Humberside Police led a multi-agency raid on 10th December 2021, executing a warrant in relation to suspected raptor persecution crimes after a number of dead buzzards were found with unusually high levels of rat poison.
The police were joined by staff from Natural England, National Wildlife Crime Unit and RSPB Investigation’s team.
The investigation is ongoing.
Photos from Humberside Police Rural Crime Team:
This is one of many multi-agency searches in the UK this year, all in response to raptor persecution crimes. On 18th January 2021 there was a raid in Suffolk (here), on 15th March there was a raid in Lincolnshire (see here), on 18th March a raid in Dorset (here), on 26th March a raid in Devon (see here), on 21st April a raid in Teesdale (here), on 2nd August a raid in Shropshire (here), on 12th August a raid in Herefordshire (here), on 14th September a raid in Norfolk (here), and a raid in Wales in October (here).
That’s a lot of raids in a relatively short space of time, in comparison to recent years. It’s testament to the agencies involved that they are being so proactive and working well together in a genuine multi-agency partnership, which is brilliant to see. It’s also testament to the fact that raptor persecution continues in many locations across the UK, despite what the game-shooting organisations would have us believe.
Whether these investigations result in prosecutions is another matter entirely (although we’ve already seen two successful convictions in recent weeks – here and here), but personally I’m delighted that at least this early part of the criminal justice process appears to have been re-energised after a long period of stagnation. Well done to all those involved.

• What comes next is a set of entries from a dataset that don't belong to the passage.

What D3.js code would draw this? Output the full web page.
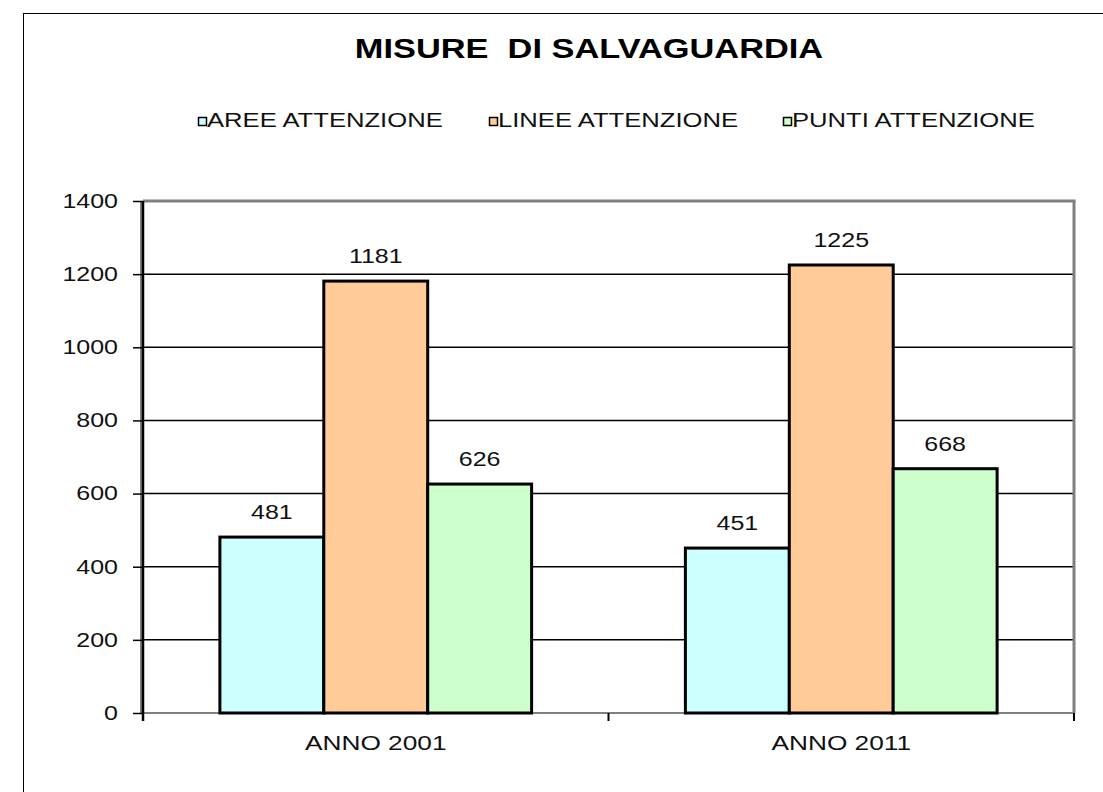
<!DOCTYPE html>
<html>
<head>
<meta charset="utf-8">
<script src="https://cdn.jsdelivr.net/npm/d3@7/dist/d3.min.js"></script>
<style>
  html, body { margin: 0; padding: 0; background: #fff; }
  svg { display: block; font-family: "Liberation Sans", Arial, sans-serif; }
</style>
</head>
<body>
<svg id="chart" width="1103" height="792"></svg>
<script>
// Misure di salvaguardia per anno
const categories = ["ANNO 2001", "ANNO 2011"];
const seriesNames = ["AREE ATTENZIONE", "LINEE ATTENZIONE", "PUNTI ATTENZIONE"];
const aree = [481, 451];
const linee = [1181, 1225];
const punti = [626, 668];
const yTicks = [0, 200, 400, 600, 800, 1000, 1200, 1400];
const colors = ["#CCFFFF", "#FFCC99", "#CCFFCC"];

const seriesValues = [aree, linee, punti];
const rows = categories.map((c, i) => ({
  category: c,
  values: seriesNames.map((s, j) => ({ series: s, value: seriesValues[j][i], color: colors[j] }))
}));

// text in this chart is drawn slightly widened
const SX = 1.25;

const svg = d3.select("#chart");
const plot = { left: 143, right: 1074, top: 201, bottom: 713 };

// outer chart frame
svg.append("rect")
  .attr("x", 23.5).attr("y", 13.5)
  .attr("width", 1120).attr("height", 820)
  .attr("fill", "#fff").attr("stroke", "#000").attr("stroke-width", 1);

// title
svg.append("text")
  .attr("transform", `translate(589,58) scale(${SX},1)`)
  .attr("text-anchor", "middle")
  .attr("font-size", 27.5).attr("font-weight", "bold")
  .attr("xml:space", "preserve")
  .text("MISURE  DI SALVAGUARDIA");

// legend
const legendX = [198, 489, 783];
const legend = svg.append("g");
seriesNames.forEach((s, i) => {
  const g = legend.append("g").attr("transform", `translate(${legendX[i]},127)`);
  g.append("rect").attr("x", 0.5).attr("y", -9.5).attr("width", 8).attr("height", 8)
    .attr("fill", colors[i]).attr("stroke", "#000").attr("stroke-width", 1.5);
  g.append("text")
    .attr("transform", `translate(9,0) scale(${SX},1)`)
    .attr("font-size", 20.5).attr("fill", "#111")
    .text(s);
});

const y = d3.scaleLinear().domain([0, 1400]).range([plot.bottom, plot.top]);
const x0 = d3.scaleBand().domain(categories).range([plot.left, plot.right]).padding(0);
const x1 = d3.scaleBand().domain(seriesNames).range([0, x0.bandwidth()]).paddingInner(0).paddingOuter(0.74);

// gridlines
svg.append("g")
  .selectAll("line")
  .data(yTicks.filter(t => t > 0 && t < 1400))
  .join("line")
  .attr("x1", plot.left).attr("x2", plot.right)
  .attr("y1", d => y(d)).attr("y2", d => y(d))
  .attr("stroke", "#000").attr("stroke-width", 1.5);

// plot frame: grey top, right and bottom
svg.append("line").attr("x1", plot.left).attr("x2", plot.right + 1.5)
  .attr("y1", plot.top).attr("y2", plot.top).attr("stroke", "#808080").attr("stroke-width", 3);
svg.append("line").attr("x1", plot.right).attr("x2", plot.right)
  .attr("y1", plot.top).attr("y2", plot.bottom).attr("stroke", "#808080").attr("stroke-width", 3);
svg.append("line").attr("x1", plot.left).attr("x2", plot.right)
  .attr("y1", plot.bottom).attr("y2", plot.bottom).attr("stroke", "#808080").attr("stroke-width", 2);
svg.append("line").attr("x1", plot.left - 2).attr("x2", plot.left - 2)
  .attr("y1", plot.top).attr("y2", plot.bottom).attr("stroke", "#808080").attr("stroke-width", 2);

// bars
const groups = svg.append("g").selectAll("g")
  .data(rows).join("g")
  .attr("transform", d => `translate(${x0(d.category)},0)`);

groups.selectAll("rect")
  .data(d => d.values).join("rect")
  .attr("x", d => x1(d.series))
  .attr("y", d => y(d.value))
  .attr("width", x1.bandwidth())
  .attr("height", d => y(0) - y(d.value))
  .attr("fill", d => d.color)
  .attr("stroke", "#000").attr("stroke-width", 3);

groups.selectAll("text")
  .data(d => d.values).join("text")
  .attr("transform", d => `translate(${x1(d.series) + x1.bandwidth() / 2},${y(d.value) - 18}) scale(${SX},1)`)
  .attr("text-anchor", "middle")
  .attr("font-size", 20).attr("fill", "#111")
  .text(d => d.value);

// y axis
const yAxis = d3.axisLeft(y).tickValues(yTicks).tickFormat(d3.format("d")).tickSize(10).tickPadding(14);
const gy = svg.append("g").attr("transform", `translate(${plot.left},0)`).call(yAxis);
gy.select(".domain").attr("stroke", "#000").attr("stroke-width", 2.5).attr("d", `M0,${plot.top}V${plot.bottom + 8}`);
gy.selectAll(".tick line").attr("stroke", "#000").attr("stroke-width", 1.5);
gy.selectAll(".tick text")
  .attr("x", -25 / SX)
  .attr("transform", `scale(${SX},1)`)
  .attr("font-size", 20).attr("fill", "#111")
  .attr("font-family", "Liberation Sans, Arial, sans-serif");

// x axis
const xAxis = d3.axisBottom(x0).tickSize(0).tickPadding(22);
const gx = svg.append("g").attr("transform", `translate(0,${plot.bottom})`).call(xAxis);
gx.select(".domain").remove();
gx.selectAll(".tick text")
  .attr("transform", `scale(${SX},1)`)
  .attr("font-size", 21).attr("fill", "#111")
  .attr("font-family", "Liberation Sans, Arial, sans-serif");

// category boundary ticks
const boundaries = [plot.left, x0(categories[1]), plot.right];
svg.append("g").selectAll("line").data(boundaries).join("line")
  .attr("x1", d => d).attr("x2", d => d)
  .attr("y1", plot.bottom).attr("y2", plot.bottom + 8)
  .attr("stroke", "#000").attr("stroke-width", 2);
</script>
</body>
</html>
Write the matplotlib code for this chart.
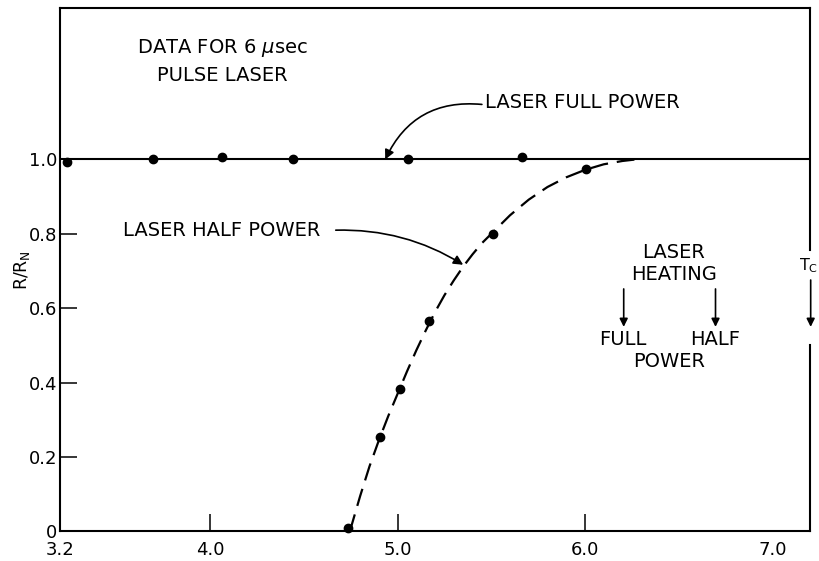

8 thoughts on “Multi-agency raid following suspected raptor persecution in Humberside”
That is a big turn out by the law enforcers.
The publicity is very welcome.
Any idea of the location? Was it North Bank or South Bank of Humberside?
Thanks to Ruth. And all your supporters. You are playing no small part in this!
I like the drone/landing pad. Wouldn’t it be great if police drones were regularly deployed over grouse moors to see what the estate lackeys are up to? I think the fear of an ‘eye in the sky’ would be a powerful deterrent.
The gamekeepers would probably shoot down the drones too!
That’s true Jill. But at least police personnel should have a recording of it as that the gamekeeper could, hopefully, be recognised which sadly isn’t the case with all the raptors murdered by gunshot.
I totally agree with your statement Stephen. Drones can be used surreptitiously, so hopefully able to catch these persons in the act without their being noticed over the moors or wherever, as a patrol car or the police or other agency personnel would much more easily.
It is good to read, if well after the event, that there have been so many multi-agency raids in various parts of the UK. Our precious raptors certainly need as much protection as possible from these persons, keeping it polite, who seem to enjoy their persecution and demise.
I think the use of drones is a good form of surveillance and should be used a lot more, and surreptitiously, and not only in wildlife crimes. It surely must save those agencies a lot of money and manpower rather than have their people dashing around every where so that the offenders are made aware early and so can hide any evidence.
Congratulations to all those agencies and persons involved who help in such matters and hopefully will bring offenders to task and get them prosecuted with hefty fines and imprisonment.